To be done: Give the material again in full, matching it exactly.

Collected data:
>> START

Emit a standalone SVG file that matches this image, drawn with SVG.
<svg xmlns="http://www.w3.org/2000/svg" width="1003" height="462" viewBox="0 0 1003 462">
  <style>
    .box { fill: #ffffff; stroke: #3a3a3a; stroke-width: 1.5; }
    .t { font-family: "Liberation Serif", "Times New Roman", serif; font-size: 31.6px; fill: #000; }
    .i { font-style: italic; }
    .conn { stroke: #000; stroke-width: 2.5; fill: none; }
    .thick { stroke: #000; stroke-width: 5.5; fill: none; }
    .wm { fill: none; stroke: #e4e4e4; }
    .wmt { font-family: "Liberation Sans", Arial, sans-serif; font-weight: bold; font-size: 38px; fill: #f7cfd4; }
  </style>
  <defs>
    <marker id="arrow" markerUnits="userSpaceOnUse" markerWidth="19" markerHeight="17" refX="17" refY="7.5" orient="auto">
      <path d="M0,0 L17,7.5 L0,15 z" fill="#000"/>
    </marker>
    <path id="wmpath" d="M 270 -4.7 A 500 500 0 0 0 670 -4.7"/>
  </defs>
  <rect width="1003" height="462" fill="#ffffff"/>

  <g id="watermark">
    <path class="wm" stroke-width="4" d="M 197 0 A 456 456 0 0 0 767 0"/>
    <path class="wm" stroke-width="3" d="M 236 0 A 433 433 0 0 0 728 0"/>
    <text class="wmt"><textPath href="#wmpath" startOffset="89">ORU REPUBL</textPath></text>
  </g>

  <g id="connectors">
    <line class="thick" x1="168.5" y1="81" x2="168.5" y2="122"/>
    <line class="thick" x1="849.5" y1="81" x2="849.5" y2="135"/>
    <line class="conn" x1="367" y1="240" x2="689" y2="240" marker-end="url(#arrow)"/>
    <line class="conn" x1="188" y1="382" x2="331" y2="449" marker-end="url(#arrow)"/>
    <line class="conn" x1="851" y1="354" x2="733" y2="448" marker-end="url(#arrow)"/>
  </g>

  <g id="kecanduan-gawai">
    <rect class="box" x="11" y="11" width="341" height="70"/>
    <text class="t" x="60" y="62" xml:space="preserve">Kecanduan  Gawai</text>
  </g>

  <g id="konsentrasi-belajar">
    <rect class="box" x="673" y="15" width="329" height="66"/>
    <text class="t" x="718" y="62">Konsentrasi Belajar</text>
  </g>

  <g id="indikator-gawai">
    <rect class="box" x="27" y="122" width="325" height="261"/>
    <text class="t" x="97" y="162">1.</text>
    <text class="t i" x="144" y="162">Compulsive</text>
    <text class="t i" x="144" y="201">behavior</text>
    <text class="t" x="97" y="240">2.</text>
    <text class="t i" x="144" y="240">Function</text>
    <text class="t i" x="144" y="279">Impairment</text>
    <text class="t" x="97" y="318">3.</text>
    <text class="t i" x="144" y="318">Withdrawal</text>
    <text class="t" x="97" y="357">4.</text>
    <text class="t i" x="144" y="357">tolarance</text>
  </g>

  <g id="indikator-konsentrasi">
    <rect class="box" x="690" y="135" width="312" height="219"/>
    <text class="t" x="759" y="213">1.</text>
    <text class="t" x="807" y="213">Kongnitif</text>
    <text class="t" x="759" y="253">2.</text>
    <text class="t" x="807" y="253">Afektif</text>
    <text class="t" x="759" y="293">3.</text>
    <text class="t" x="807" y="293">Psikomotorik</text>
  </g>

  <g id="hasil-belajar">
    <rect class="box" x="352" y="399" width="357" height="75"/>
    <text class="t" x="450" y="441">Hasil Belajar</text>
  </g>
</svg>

>> END

Written response:
Emit a standalone SVG file that matches this image, drawn with SVG.
<svg xmlns="http://www.w3.org/2000/svg" width="1003" height="462" viewBox="0 0 1003 462">
  <style>
    .box { fill: #ffffff; stroke: #3a3a3a; stroke-width: 1.5; }
    .t { font-family: "Liberation Serif", "Times New Roman", serif; font-size: 31.6px; fill: #000; }
    .i { font-style: italic; }
    .conn { stroke: #000; stroke-width: 2.5; fill: none; }
    .thick { stroke: #000; stroke-width: 5.5; fill: none; }
    .wm { fill: none; stroke: #e4e4e4; }
    .wmt { font-family: "Liberation Sans", Arial, sans-serif; font-weight: bold; font-size: 38px; fill: #f7cfd4; }
  </style>
  <defs>
    <marker id="arrow" markerUnits="userSpaceOnUse" markerWidth="19" markerHeight="17" refX="17" refY="7.5" orient="auto">
      <path d="M0,0 L17,7.5 L0,15 z" fill="#000"/>
    </marker>
    <path id="wmpath" d="M 270 -4.7 A 500 500 0 0 0 670 -4.7"/>
  </defs>
  <rect width="1003" height="462" fill="#ffffff"/>

  <g id="watermark">
    <path class="wm" stroke-width="4" d="M 197 0 A 456 456 0 0 0 767 0"/>
    <path class="wm" stroke-width="3" d="M 236 0 A 433 433 0 0 0 728 0"/>
    <text class="wmt"><textPath href="#wmpath" startOffset="89">ORU REPUBL</textPath></text>
  </g>

  <g id="connectors">
    <line class="thick" x1="168.5" y1="81" x2="168.5" y2="122"/>
    <line class="thick" x1="849.5" y1="81" x2="849.5" y2="135"/>
    <line class="conn" x1="367" y1="240" x2="689" y2="240" marker-end="url(#arrow)"/>
    <line class="conn" x1="188" y1="382" x2="331" y2="449" marker-end="url(#arrow)"/>
    <line class="conn" x1="851" y1="354" x2="733" y2="448" marker-end="url(#arrow)"/>
  </g>

  <g id="kecanduan-gawai">
    <rect class="box" x="11" y="11" width="341" height="70"/>
    <text class="t" x="60" y="62" xml:space="preserve">Kecanduan  Gawai</text>
  </g>

  <g id="konsentrasi-belajar">
    <rect class="box" x="673" y="15" width="329" height="66"/>
    <text class="t" x="718" y="62">Konsentrasi Belajar</text>
  </g>

  <g id="indikator-gawai">
    <rect class="box" x="27" y="122" width="325" height="261"/>
    <text class="t" x="97" y="162">1.</text>
    <text class="t i" x="144" y="162">Compulsive</text>
    <text class="t i" x="144" y="201">behavior</text>
    <text class="t" x="97" y="240">2.</text>
    <text class="t i" x="144" y="240">Function</text>
    <text class="t i" x="144" y="279">Impairment</text>
    <text class="t" x="97" y="318">3.</text>
    <text class="t i" x="144" y="318">Withdrawal</text>
    <text class="t" x="97" y="357">4.</text>
    <text class="t i" x="144" y="357">tolarance</text>
  </g>

  <g id="indikator-konsentrasi">
    <rect class="box" x="690" y="135" width="312" height="219"/>
    <text class="t" x="759" y="213">1.</text>
    <text class="t" x="807" y="213">Kongnitif</text>
    <text class="t" x="759" y="253">2.</text>
    <text class="t" x="807" y="253">Afektif</text>
    <text class="t" x="759" y="293">3.</text>
    <text class="t" x="807" y="293">Psikomotorik</text>
  </g>

  <g id="hasil-belajar">
    <rect class="box" x="352" y="399" width="357" height="75"/>
    <text class="t" x="450" y="441">Hasil Belajar</text>
  </g>
</svg>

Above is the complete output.